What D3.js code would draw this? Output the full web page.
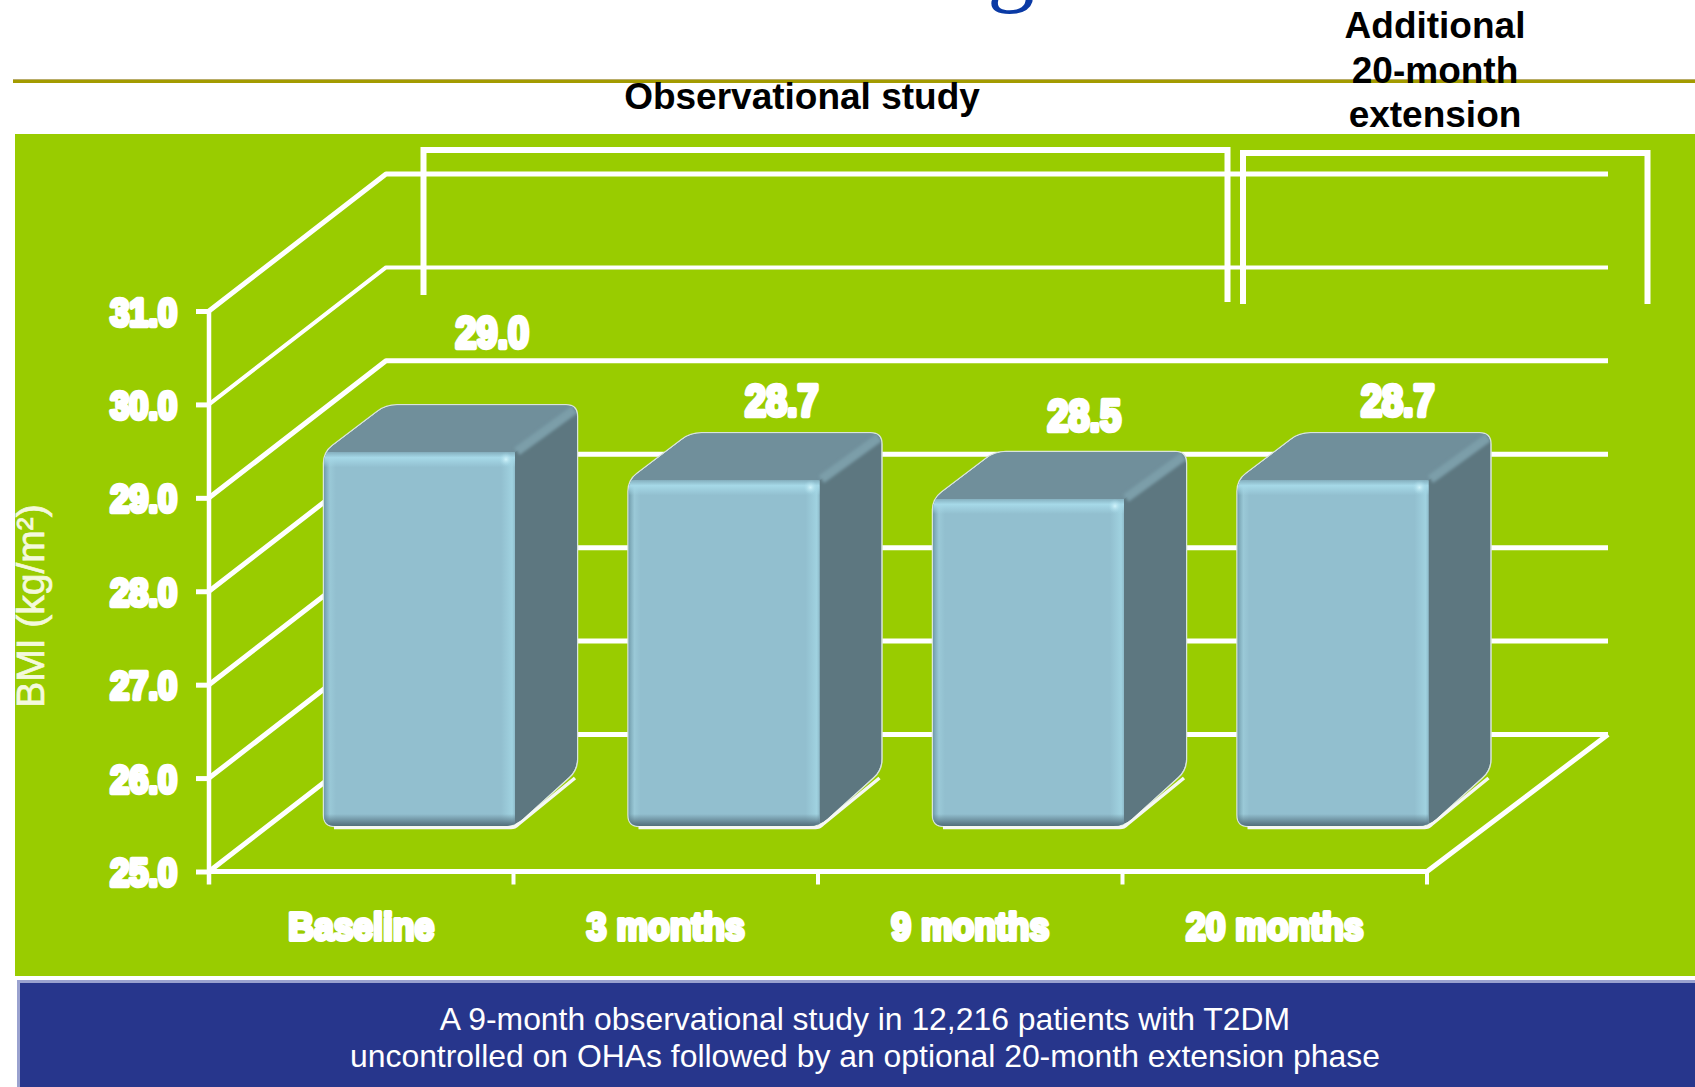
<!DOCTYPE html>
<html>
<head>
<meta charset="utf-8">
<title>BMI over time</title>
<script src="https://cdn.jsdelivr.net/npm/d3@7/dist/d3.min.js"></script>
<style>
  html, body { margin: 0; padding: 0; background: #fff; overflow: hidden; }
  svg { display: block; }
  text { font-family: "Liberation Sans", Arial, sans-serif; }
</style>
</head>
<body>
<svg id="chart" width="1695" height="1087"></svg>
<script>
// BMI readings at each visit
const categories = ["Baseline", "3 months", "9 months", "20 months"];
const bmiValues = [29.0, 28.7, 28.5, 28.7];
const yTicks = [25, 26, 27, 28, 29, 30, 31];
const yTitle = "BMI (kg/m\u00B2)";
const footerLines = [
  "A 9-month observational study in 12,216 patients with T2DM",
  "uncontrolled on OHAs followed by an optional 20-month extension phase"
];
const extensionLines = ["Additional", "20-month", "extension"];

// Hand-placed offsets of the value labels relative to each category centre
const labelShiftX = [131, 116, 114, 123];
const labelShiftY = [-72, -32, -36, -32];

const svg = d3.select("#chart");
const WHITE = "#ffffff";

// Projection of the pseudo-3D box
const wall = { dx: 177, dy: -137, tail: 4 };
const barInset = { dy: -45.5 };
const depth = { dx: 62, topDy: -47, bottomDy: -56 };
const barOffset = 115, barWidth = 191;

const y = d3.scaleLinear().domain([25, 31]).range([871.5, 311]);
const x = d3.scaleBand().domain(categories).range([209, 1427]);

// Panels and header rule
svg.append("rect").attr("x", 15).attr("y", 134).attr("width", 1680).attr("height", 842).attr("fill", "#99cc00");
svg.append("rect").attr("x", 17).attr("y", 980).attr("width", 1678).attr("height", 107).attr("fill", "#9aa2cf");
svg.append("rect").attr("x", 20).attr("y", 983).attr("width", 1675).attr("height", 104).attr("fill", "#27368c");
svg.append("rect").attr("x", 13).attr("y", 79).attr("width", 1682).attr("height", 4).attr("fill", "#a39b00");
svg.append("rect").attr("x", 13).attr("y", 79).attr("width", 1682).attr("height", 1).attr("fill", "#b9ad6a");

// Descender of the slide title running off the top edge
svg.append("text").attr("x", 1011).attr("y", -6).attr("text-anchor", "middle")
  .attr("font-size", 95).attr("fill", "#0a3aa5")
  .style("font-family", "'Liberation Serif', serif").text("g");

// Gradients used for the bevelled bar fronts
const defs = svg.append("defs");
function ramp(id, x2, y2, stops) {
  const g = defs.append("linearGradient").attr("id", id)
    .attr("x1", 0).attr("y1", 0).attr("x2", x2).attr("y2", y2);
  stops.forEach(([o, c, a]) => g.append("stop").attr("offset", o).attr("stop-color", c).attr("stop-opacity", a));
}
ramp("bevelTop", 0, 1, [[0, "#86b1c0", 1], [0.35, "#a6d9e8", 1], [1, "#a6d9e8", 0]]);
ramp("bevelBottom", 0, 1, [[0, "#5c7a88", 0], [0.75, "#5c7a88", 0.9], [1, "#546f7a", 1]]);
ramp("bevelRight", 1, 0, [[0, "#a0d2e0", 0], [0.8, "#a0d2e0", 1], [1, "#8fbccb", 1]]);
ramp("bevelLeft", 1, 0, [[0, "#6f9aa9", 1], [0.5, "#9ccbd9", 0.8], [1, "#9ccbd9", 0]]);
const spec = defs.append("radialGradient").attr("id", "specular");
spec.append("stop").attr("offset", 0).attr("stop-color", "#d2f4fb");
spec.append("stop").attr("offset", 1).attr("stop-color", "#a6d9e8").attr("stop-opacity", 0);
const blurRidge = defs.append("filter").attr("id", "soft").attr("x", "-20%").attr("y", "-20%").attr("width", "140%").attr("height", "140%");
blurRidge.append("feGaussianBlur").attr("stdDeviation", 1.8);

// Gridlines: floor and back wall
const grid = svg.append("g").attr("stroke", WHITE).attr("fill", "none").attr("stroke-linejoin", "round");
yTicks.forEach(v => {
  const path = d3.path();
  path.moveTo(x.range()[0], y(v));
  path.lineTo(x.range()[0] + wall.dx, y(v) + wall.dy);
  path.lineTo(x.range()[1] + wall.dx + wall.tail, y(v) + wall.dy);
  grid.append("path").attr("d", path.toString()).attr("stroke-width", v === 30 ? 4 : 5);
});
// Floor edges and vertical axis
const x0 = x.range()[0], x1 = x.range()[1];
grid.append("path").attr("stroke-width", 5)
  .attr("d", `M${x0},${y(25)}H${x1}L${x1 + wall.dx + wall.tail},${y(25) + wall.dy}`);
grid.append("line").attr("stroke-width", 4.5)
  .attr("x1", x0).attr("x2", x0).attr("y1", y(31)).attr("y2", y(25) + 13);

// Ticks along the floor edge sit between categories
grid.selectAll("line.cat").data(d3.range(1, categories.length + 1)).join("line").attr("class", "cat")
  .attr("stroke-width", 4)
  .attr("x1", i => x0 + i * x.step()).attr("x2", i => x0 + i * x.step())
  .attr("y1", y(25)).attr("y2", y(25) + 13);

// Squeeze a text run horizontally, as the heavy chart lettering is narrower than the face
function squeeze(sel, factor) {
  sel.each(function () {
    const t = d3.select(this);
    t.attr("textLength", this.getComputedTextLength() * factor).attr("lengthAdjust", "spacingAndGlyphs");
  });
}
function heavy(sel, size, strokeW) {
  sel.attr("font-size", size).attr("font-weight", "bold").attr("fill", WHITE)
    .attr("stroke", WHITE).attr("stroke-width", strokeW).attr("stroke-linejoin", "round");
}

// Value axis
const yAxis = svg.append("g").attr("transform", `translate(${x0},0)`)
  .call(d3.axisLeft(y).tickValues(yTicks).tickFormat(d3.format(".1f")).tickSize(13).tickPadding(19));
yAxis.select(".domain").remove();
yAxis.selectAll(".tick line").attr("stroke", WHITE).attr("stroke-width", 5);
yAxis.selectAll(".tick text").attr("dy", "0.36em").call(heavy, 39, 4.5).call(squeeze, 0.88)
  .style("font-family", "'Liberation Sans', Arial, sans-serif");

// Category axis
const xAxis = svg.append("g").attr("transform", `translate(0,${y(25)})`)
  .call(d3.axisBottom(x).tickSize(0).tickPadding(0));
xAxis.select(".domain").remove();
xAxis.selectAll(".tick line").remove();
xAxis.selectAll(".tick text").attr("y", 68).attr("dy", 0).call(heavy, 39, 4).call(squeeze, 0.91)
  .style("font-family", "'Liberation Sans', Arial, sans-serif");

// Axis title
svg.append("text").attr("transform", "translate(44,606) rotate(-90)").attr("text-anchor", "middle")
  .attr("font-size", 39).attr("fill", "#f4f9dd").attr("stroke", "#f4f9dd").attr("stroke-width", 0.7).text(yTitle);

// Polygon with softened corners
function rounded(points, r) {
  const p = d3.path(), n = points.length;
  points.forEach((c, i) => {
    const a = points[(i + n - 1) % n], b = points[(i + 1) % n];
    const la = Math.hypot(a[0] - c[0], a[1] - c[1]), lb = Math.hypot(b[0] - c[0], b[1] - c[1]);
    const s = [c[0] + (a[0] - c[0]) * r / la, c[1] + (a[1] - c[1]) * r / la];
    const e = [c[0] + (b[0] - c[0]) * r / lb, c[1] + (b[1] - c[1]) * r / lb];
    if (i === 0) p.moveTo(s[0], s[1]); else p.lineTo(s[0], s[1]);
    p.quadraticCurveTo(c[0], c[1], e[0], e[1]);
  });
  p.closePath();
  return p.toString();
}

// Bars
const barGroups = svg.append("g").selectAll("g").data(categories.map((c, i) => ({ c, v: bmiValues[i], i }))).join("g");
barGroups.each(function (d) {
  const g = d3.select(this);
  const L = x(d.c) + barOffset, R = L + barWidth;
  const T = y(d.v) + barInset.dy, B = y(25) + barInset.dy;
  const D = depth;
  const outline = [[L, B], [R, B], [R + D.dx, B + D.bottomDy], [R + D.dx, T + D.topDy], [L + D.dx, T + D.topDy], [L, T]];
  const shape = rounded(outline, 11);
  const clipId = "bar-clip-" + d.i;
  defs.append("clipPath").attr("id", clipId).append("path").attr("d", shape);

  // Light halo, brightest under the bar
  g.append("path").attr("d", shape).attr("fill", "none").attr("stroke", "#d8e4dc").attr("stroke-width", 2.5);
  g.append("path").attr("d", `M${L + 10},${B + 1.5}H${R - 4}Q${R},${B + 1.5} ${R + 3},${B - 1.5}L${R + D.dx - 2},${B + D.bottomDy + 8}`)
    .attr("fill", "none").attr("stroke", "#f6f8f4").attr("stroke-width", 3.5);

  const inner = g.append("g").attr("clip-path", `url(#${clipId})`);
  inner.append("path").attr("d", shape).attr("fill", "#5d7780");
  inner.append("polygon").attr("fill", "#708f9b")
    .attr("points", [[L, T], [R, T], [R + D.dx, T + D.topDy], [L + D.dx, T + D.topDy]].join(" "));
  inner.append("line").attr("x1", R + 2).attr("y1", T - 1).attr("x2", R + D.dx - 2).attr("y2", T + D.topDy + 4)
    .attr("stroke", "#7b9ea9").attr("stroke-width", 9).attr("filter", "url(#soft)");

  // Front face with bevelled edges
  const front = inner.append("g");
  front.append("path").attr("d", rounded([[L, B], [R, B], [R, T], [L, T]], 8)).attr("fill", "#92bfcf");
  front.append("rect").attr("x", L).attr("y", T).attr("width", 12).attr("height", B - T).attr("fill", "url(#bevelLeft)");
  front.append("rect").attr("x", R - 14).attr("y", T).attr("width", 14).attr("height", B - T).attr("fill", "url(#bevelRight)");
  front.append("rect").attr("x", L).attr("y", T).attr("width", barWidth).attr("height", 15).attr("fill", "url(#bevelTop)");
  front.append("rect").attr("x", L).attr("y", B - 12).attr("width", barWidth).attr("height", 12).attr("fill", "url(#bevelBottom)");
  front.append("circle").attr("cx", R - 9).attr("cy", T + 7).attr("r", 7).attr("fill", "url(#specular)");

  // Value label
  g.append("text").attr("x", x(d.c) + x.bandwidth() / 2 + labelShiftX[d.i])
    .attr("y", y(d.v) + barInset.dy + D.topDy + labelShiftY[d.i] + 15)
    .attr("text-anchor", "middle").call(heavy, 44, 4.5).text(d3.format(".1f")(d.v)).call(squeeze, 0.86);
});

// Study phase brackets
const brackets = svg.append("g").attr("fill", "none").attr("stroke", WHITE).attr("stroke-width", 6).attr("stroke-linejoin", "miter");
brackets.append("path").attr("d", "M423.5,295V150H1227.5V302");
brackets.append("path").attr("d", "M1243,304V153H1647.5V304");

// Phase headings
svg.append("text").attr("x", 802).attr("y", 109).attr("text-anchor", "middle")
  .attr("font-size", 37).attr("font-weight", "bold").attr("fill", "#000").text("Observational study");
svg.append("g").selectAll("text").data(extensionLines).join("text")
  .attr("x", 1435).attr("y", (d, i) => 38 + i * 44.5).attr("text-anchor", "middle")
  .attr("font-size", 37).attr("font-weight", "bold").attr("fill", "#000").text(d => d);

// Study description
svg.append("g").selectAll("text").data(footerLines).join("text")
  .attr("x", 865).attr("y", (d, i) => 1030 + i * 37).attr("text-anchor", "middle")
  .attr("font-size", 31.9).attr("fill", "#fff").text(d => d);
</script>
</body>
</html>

▶ _What needs to be done_
Write out nothing but the lines from the start of the data through the line with "const x = d3.scaleBand().domain(categories).range([209, 1427]);". Leave out the pictures.

▶ _The response_
What D3.js code would draw this? Output the full web page.
<!DOCTYPE html>
<html>
<head>
<meta charset="utf-8">
<title>BMI over time</title>
<script src="https://cdn.jsdelivr.net/npm/d3@7/dist/d3.min.js"></script>
<style>
  html, body { margin: 0; padding: 0; background: #fff; overflow: hidden; }
  svg { display: block; }
  text { font-family: "Liberation Sans", Arial, sans-serif; }
</style>
</head>
<body>
<svg id="chart" width="1695" height="1087"></svg>
<script>
// BMI readings at each visit
const categories = ["Baseline", "3 months", "9 months", "20 months"];
const bmiValues = [29.0, 28.7, 28.5, 28.7];
const yTicks = [25, 26, 27, 28, 29, 30, 31];
const yTitle = "BMI (kg/m\u00B2)";
const footerLines = [
  "A 9-month observational study in 12,216 patients with T2DM",
  "uncontrolled on OHAs followed by an optional 20-month extension phase"
];
const extensionLines = ["Additional", "20-month", "extension"];

// Hand-placed offsets of the value labels relative to each category centre
const labelShiftX = [131, 116, 114, 123];
const labelShiftY = [-72, -32, -36, -32];

const svg = d3.select("#chart");
const WHITE = "#ffffff";

// Projection of the pseudo-3D box
const wall = { dx: 177, dy: -137, tail: 4 };
const barInset = { dy: -45.5 };
const depth = { dx: 62, topDy: -47, bottomDy: -56 };
const barOffset = 115, barWidth = 191;

const y = d3.scaleLinear().domain([25, 31]).range([871.5, 311]);
const x = d3.scaleBand().domain(categories).range([209, 1427]);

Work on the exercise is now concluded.